The tomb, which was discovered some 89 years ago, has been damaged as a result of the many visitors it has received, particularly over the past three decades, according to a Monday report in the Australian newspaper The Sunday Times. Instead, visitors will be directed to a soon-to-be-created replica of the tomb in Luxor, while the original will be closed down for preservation purposes."There's no alternative. Closing the tombs is the only way to preserve them," Dr. Zahi Hawass, Egypt's antiquities chief, told The Sunday Times. "People's respiration, the humidity they bring into the tombs, their sweat, the fact that they use flashes when taking pictures--all this damages the tombs."
"If I don't build this 'Valley of the Replicas', the originals will be destroyed in less than 100 years," Dr. Hawass added. "That would be a disaster for history."
The replica of Tutankhamen's tomb should be ready within a year's time, Dr. Hawass said.
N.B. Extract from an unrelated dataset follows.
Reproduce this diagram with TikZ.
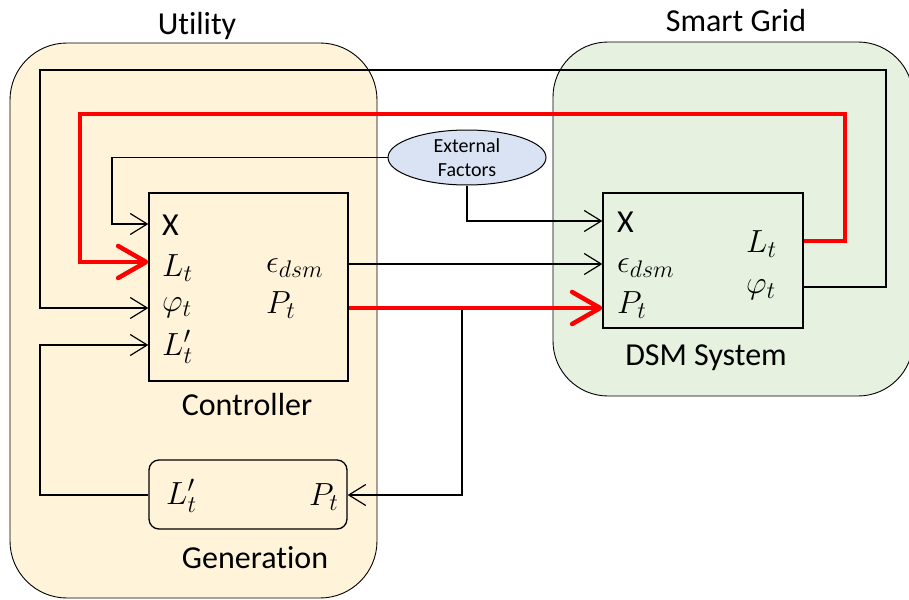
\RequirePackage{fix-cm}
\documentclass[tikz,border=0pt]{standalone}
\usepackage{fontspec}
\setmainfont[Ligatures=NoCommon]{Carlito}
\DeclareMathSizes{32}{32}{24}{19}
\usetikzlibrary{arrows.meta,shapes.geometric}
\definecolor{utilfill}{HTML}{FFF4D9}
\definecolor{gridfill}{HTML}{E6F1E0}
\definecolor{effill}{HTML}{DAE3F3}
\begin{document}
\begin{tikzpicture}[x=1pt,y=-1pt,
  container/.style={draw=black, line width=0.9pt, rounded corners=57pt, inner sep=0pt},
  blk/.style={draw=black, line width=1.3pt, inner sep=0pt},
  lbl/.style={font=\fontsize{32}{38}\selectfont, inner sep=0pt, anchor=base},
  mth/.style={font=\fontsize{32}{38}\selectfont, inner sep=0pt, anchor=west},
  conn/.style={draw=black, line width=1.2pt, -{Straight Barb[length=17pt,width=21pt]}},
  rconn/.style={draw=red, line width=4.5pt, -{Straight Barb[length=28pt,width=32pt,round]}}]
\useasboundingbox (0,0) rectangle (909,599);

% containers
\node[container, fill=utilfill, minimum width=367pt, minimum height=555pt] (util) at (193.5,320.5) {};
\node[container, fill=gridfill, minimum width=360pt, minimum height=354pt, rounded corners=55pt] (grid) at (733,219) {};
\node[lbl] (utillbl) at (197,35) {Utility};
\node[lbl] (gridlbl) at (736,32) {Smart Grid};

% blocks
\node[blk, minimum width=199pt, minimum height=188pt] (ctrl) at (248.5,287) {};
\node[blk, minimum width=200pt, minimum height=135pt] (dsm) at (703,260.5) {};
\node[blk, minimum width=198pt, minimum height=69pt, rounded corners=10pt] (gen) at (248,494.5) {};
\node[ellipse, draw=black, line width=1pt, fill=effill, minimum width=158pt, minimum height=55pt, inner sep=0pt,
      align=center, font=\fontsize{20}{24}\selectfont] (ef) at (467,157.5) {External\\Factors};

\node[lbl] (ctrllbl) at (247,415) {Controller};
\node[lbl] (genlbl) at (255,568) {Generation};
\node[lbl] (dsmlbl) at (706,365) {DSM System};

% controller texts
\node[mth] (cXt) at (162,225) {X};
\node[mth] (cLt) at (162,268) {$L_t$};
\node[mth] (cPhit) at (162,308) {$\varphi_t$};
\node[mth] (cL2t) at (162,347) {$L'_t$};
\node[mth] (cEpst) at (266,268) {$\epsilon_{dsm}$};
\node[mth] (cPt) at (266,305) {$P_t$};

% generation texts
\node[mth] (gLt) at (166,496) {$L'_t$};
\node[mth] (gPt) at (309,497) {$P_t$};

% DSM texts
\node[mth] (dXt) at (617,222) {X};
\node[mth] (dEpst) at (617,268) {$\epsilon_{dsm}$};
\node[mth] (dPt) at (617,305) {$P_t$};
\node[mth] (dLt) at (746,244) {$L_t$};
\node[mth] (dPhit) at (746,290) {$\varphi_t$};

% ports
\coordinate (cX) at (ctrl.west |- 0,224);
\coordinate (cL) at (ctrl.west |- 0,262);
\coordinate (cPhi) at (ctrl.west |- 0,308);
\coordinate (cL2) at (ctrl.west |- 0,345);
\coordinate (cEps) at (ctrl.east |- 0,264);
\coordinate (cP) at (ctrl.east |- 0,308);
\coordinate (dX) at (dsm.west |- 0,221);
\coordinate (dEps) at (dsm.west |- 0,264);
\coordinate (dP) at (dsm.west |- 0,308);
\coordinate (dL) at (dsm.east |- 0,241);
\coordinate (dPhi) at (dsm.east |- 0,287);
\coordinate (gL) at (gen.west |- 0,495);
\coordinate (gP) at (gen.east |- 0,495);
\coordinate (tap) at (462,308);

% connectors
\draw[conn] (dPhi) -- (886,287) -- (886,70) -- (40,70) -- (40,308) -- (cPhi);
\draw[rconn] (dL) -- (845,241) -- (845,114) -- (80,114) -- (80,262) -- (cL);
\draw[conn] (ef.west) -| (112,224) -- (cX);
\draw[conn] (ef.south) |- (dX);
\draw[conn] (cEps) -- (dEps);
\draw[conn] (tap) |- (gP);
\draw[rconn] (cP) -- (dP);
\draw[conn] (gL) -| (40,345) -- (cL2);
\end{tikzpicture}
\end{document}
Currently, the Supreme Council of Antiquities is attempting to raise funds from private donors for the project, which according to The Sunday Times will cost approximately $10 million.
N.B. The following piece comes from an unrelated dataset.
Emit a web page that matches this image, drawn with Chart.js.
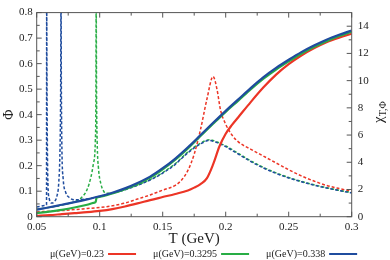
<!DOCTYPE html>
<html>
<head>
<meta charset="utf-8">
<script src="https://cdn.jsdelivr.net/npm/chart.js@4.4.0/dist/chart.umd.min.js"></script>
<style>
  html, body { margin: 0; padding: 0; background: #fff; }
</style>
</head>
<body>
<canvas id="chart" width="390" height="260"></canvas>
<script>
// legend labels, one per chemical potential
const muLabels = ['μ(GeV)=0.23', 'μ(GeV)=0.3295', 'μ(GeV)=0.338'];

// tick values
const xTicks = [0.05, 0.1, 0.15, 0.2, 0.25, 0.3];
const phiTicks = [0, 0.1, 0.2, 0.3, 0.4, 0.5, 0.6, 0.7, 0.8];
const chiTicks = [0, 2, 4, 6, 8, 10, 12, 14];

// Phi (solid lines, left axis)
const tPhiRed = [0.05, 0.06, 0.07, 0.08, 0.09, 0.10, 0.11, 0.12, 0.13, 0.14, 0.15, 0.16, 0.17, 0.175, 0.18, 0.185, 0.19, 0.195, 0.20, 0.205, 0.21, 0.22, 0.23, 0.24, 0.25, 0.26, 0.27, 0.28, 0.29, 0.30];
const phiRed = [0.003, 0.006, 0.01, 0.014, 0.018, 0.023, 0.03, 0.04, 0.052, 0.065, 0.077, 0.089, 0.103, 0.114, 0.128, 0.15, 0.205, 0.275, 0.325, 0.36, 0.39, 0.45, 0.507, 0.557, 0.598, 0.632, 0.66, 0.684, 0.702, 0.717];

const tPhiGreen = [0.05, 0.06, 0.07, 0.08, 0.09, 0.095, 0.0968, 0.0975, 0.10, 0.11, 0.12, 0.13, 0.14, 0.15, 0.16, 0.17, 0.18, 0.19, 0.20, 0.21, 0.22, 0.23, 0.24, 0.25, 0.26, 0.27, 0.28, 0.29, 0.30];
const phiGreen = [0.014, 0.02, 0.027, 0.036, 0.047, 0.054, 0.058, 0.074, 0.078, 0.091, 0.108, 0.128, 0.153, 0.186, 0.224, 0.268, 0.316, 0.364, 0.411, 0.455, 0.5, 0.541, 0.577, 0.609, 0.639, 0.665, 0.688, 0.708, 0.725];

const tPhiBlue = [0.05, 0.06, 0.07, 0.08, 0.09, 0.10, 0.11, 0.12, 0.13, 0.14, 0.15, 0.16, 0.17, 0.18, 0.19, 0.20, 0.21, 0.22, 0.23, 0.24, 0.25, 0.26, 0.27, 0.28, 0.29, 0.30];
const phiBlue = [0.028, 0.037, 0.047, 0.057, 0.068, 0.08, 0.094, 0.111, 0.132, 0.157, 0.19, 0.228, 0.272, 0.32, 0.368, 0.415, 0.46, 0.505, 0.547, 0.583, 0.615, 0.645, 0.671, 0.694, 0.713, 0.73];

// chi_T,Phi (dashed lines, right axis)
const tChiRed = [0.05, 0.06, 0.07, 0.08, 0.09, 0.10, 0.11, 0.12, 0.13, 0.14, 0.15, 0.16, 0.165, 0.17, 0.175, 0.18, 0.185, 0.19, 0.193, 0.196, 0.20, 0.205, 0.21, 0.22, 0.23, 0.24, 0.25, 0.26, 0.27, 0.28, 0.29, 0.30];
const chiRed = [0.35, 0.4, 0.45, 0.52, 0.6, 0.68, 0.8, 1.0, 1.3, 1.6, 1.95, 2.3, 2.7, 3.4, 4.6, 6.4, 8.6, 10.3, 9.4, 7.8, 6.8, 6.0, 5.5, 4.95, 4.45, 3.95, 3.45, 3.0, 2.62, 2.3, 2.07, 1.88];

const tChiGreen = [0.05, 0.06, 0.07, 0.08, 0.085, 0.09, 0.093, 0.095, 0.0965, 0.097, 0.0972, 0.0975, 0.098, 0.099, 0.101, 0.103, 0.105, 0.11, 0.12, 0.13, 0.14, 0.15, 0.16, 0.17, 0.18, 0.187, 0.19, 0.20, 0.21, 0.22, 0.23, 0.24, 0.25, 0.26, 0.27, 0.28, 0.29, 0.30];
const chiGreen = [0.55, 0.68, 0.85, 1.1, 1.35, 2.0, 2.9, 3.9, 5.5, 9, 16, 9, 5.5, 3.6, 2.4, 1.9, 1.72, 1.74, 2.0, 2.33, 2.73, 3.24, 3.9, 4.75, 5.4, 5.65, 5.6, 5.2, 4.65, 4.1, 3.62, 3.22, 2.88, 2.6, 2.35, 2.13, 1.94, 1.77];

const tChiBlue = [0.05, 0.053, 0.056, 0.0578, 0.0579, 0.0582, 0.0586, 0.059, 0.060, 0.062, 0.064, 0.066, 0.0675, 0.0685, 0.069, 0.0693, 0.0696, 0.070, 0.071, 0.073, 0.076, 0.08, 0.09, 0.10, 0.11, 0.12, 0.13, 0.14, 0.15, 0.16, 0.17, 0.18, 0.187, 0.19, 0.20, 0.21, 0.22, 0.23, 0.24, 0.25, 0.26, 0.27, 0.28, 0.29, 0.30];
const chiBlue = [0.72, 0.76, 0.82, 0.88, 16, 9, 4, 2.2, 1.3, 1.0, 1.1, 1.5, 2.5, 5, 9, 16, 9, 5, 2.8, 1.8, 1.4, 1.25, 1.3, 1.5, 1.72, 1.98, 2.3, 2.7, 3.2, 3.85, 4.7, 5.35, 5.6, 5.55, 5.15, 4.6, 4.05, 3.58, 3.18, 2.85, 2.57, 2.32, 2.11, 1.92, 1.75];

const RED = '#ec3526';
const GREEN = '#28ad45';
const BLUE = '#1f4c9e';
const SERIF = '"Liberation Serif", "DejaVu Serif", serif';

const pts = (xs, ys) => xs.map((x, i) => ({ x: x, y: ys[i] }));

function solid(data, color) {
  return { data: data, yAxisID: 'yPhi', borderColor: color, borderWidth: 2.2,
    pointRadius: 0, fill: false, cubicInterpolationMode: 'monotone' };
}
function dashed(data, color) {
  return { data: data, yAxisID: 'yChi', borderColor: color, borderWidth: 1.5,
    borderDash: [3, 2], pointRadius: 0, fill: false, cubicInterpolationMode: 'monotone' };
}

// frame, inward tick marks, right axis title and legend
const decorations = {
  id: 'decorations',
  afterDraw(chart) {
    const { ctx, chartArea: a, scales } = chart;
    ctx.save();
    ctx.strokeStyle = '#555';
    ctx.lineWidth = 1;
    ctx.strokeRect(a.left, a.top, a.right - a.left, a.bottom - a.top);

    const mark = (x1, y1, x2, y2) => {
      ctx.beginPath(); ctx.moveTo(x1, y1); ctx.lineTo(x2, y2); ctx.stroke();
    };
    const withMinor = (arr) => {
      const out = [];
      arr.forEach((v, i) => {
        out.push([v, 5]);
        if (i < arr.length - 1) out.push([(v + arr[i + 1]) / 2, 3]);
      });
      return out;
    };
    withMinor(xTicks).forEach(([v, len]) => {
      const x = scales.x.getPixelForValue(v);
      mark(x, a.bottom, x, a.bottom - len);
      mark(x, a.top, x, a.top + len);
    });
    withMinor(phiTicks).forEach(([v, len]) => {
      const y = scales.yPhi.getPixelForValue(v);
      mark(a.left, y, a.left + len, y);
    });
    withMinor(chiTicks).forEach(([v, len]) => {
      const y = scales.yChi.getPixelForValue(v);
      mark(a.right, y, a.right - len, y);
    });

    // right axis title, rotated, with subscript
    ctx.fillStyle = '#222';
    ctx.translate(379, 112);
    ctx.rotate(-Math.PI / 2);
    ctx.font = '15px ' + SERIF;
    const w1 = ctx.measureText('χ').width;
    ctx.font = '10px ' + SERIF;
    const w2 = ctx.measureText('T,Φ').width;
    const x0 = -(w1 + w2) / 2;
    ctx.textBaseline = 'alphabetic';
    ctx.font = '15px ' + SERIF;
    ctx.fillText('χ', x0, 4);
    ctx.font = '10px ' + SERIF;
    ctx.fillText('T,Φ', x0 + w1, 7);
    ctx.setTransform(1, 0, 0, 1, 0, 0);

    // legend: label then line sample
    const colors = [RED, GREEN, BLUE];
    ctx.font = '10px ' + SERIF;
    ctx.textBaseline = 'middle';
    let x = 50;
    const y = 254;
    muLabels.forEach((label, i) => {
      ctx.fillStyle = '#222';
      ctx.fillText(label, x, y);
      x += ctx.measureText(label).width + 4;
      ctx.strokeStyle = colors[i];
      ctx.lineWidth = 2;
      mark(x, y, x + 28, y);
      x += 28 + 17;
    });
    ctx.restore();
  }
};

const setTicks = (arr) => (scale) => { scale.ticks = arr.map(v => ({ value: v })); };

new Chart(document.getElementById('chart'), {
  type: 'line',
  data: {
    datasets: [
      solid(pts(tPhiBlue, phiBlue), BLUE),
      solid(pts(tPhiGreen, phiGreen), GREEN),
      solid(pts(tPhiRed, phiRed), RED),
      dashed(pts(tChiBlue, chiBlue), BLUE),
      dashed(pts(tChiGreen, chiGreen), GREEN),
      dashed(pts(tChiRed, chiRed), RED)
    ]
  },
  options: {
    responsive: false,
    animation: false,
    layout: { padding: { top: 4.3, left: 0, right: 0, bottom: 0 } },
    plugins: { legend: { display: false }, tooltip: { enabled: false } },
    scales: {
      x: {
        type: 'linear', position: 'bottom', min: 0.05, max: 0.3,
        afterBuildTicks: setTicks(xTicks),
        afterFit: (s) => { s.height = 43.3; },
        grid: { display: false, drawTicks: false },
        border: { display: false },
        ticks: { color: '#222', padding: 4, maxRotation: 0, autoSkip: false,
          font: { family: SERIF, size: 11 }, callback: (v) => String(v) },
        title: { display: true, text: 'T (GeV)', color: '#222',
          font: { family: SERIF, size: 15 }, padding: { top: 0, bottom: 12 } }
      },
      yPhi: {
        type: 'linear', position: 'left', min: 0, max: 0.8,
        afterBuildTicks: setTicks(phiTicks),
        afterFit: (s) => { s.width = 36.7; },
        grid: { display: false, drawTicks: false },
        border: { display: false },
        ticks: { color: '#222', padding: 4, font: { family: SERIF, size: 11 },
          callback: (v) => String(v) },
        title: { display: true, text: 'Φ', color: '#222',
          font: { family: SERIF, size: 14 }, padding: { top: 1, bottom: 0 } }
      },
      yChi: {
        type: 'linear', position: 'right', min: 0, max: 15,
        afterBuildTicks: setTicks(chiTicks),
        afterFit: (s) => { s.width = 38.3; },
        grid: { display: false, drawTicks: false },
        border: { display: false },
        ticks: { color: '#222', padding: 6, font: { family: SERIF, size: 11 },
          callback: (v) => String(v) }
      }
    }
  },
  plugins: [decorations]
});
</script>
</body>
</html>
According to Mike Pitts, Editor of British Archaeology, it was only a matter of time before this happened.
"There can be no disputing the problem," Pitts said in an article written for the Guardian on Monday, noting that once Howard Carter discovered the tomb in 1922, "It was recognized immediately that the sterile environment had been compromised: Carter's chemist found 'air-infections' the day after they broke in. Those were nothing, however, compared with the humidity, fungi and dust wafted through the tomb by a thousand or more visitors a day."
"Cue staining, crumbling and erosion of the paint. Short of sand-blasting it, you would be hard pushed to devise a more efficient mechanism for destroying the 3,300-year-old art," he said, adding that the problem was "affects ancient sites around the world"¦ Heritage tourism may be good for economies but, badly managed, it harms the heritage. It's right that our access should be controlled."
Pitts added that advances in technology should make the replica of Tutankhamen's tomb "visually indistinguishable from the original; and you can see it with better lighting and access."
"Indeed, the replication process is so precise, it brings new insights to the original, helping academics and tour guides alike. No, it's not the real tomb. But it is a real facsimile, and when you visit you will become part of a cutting-edge research project," he added.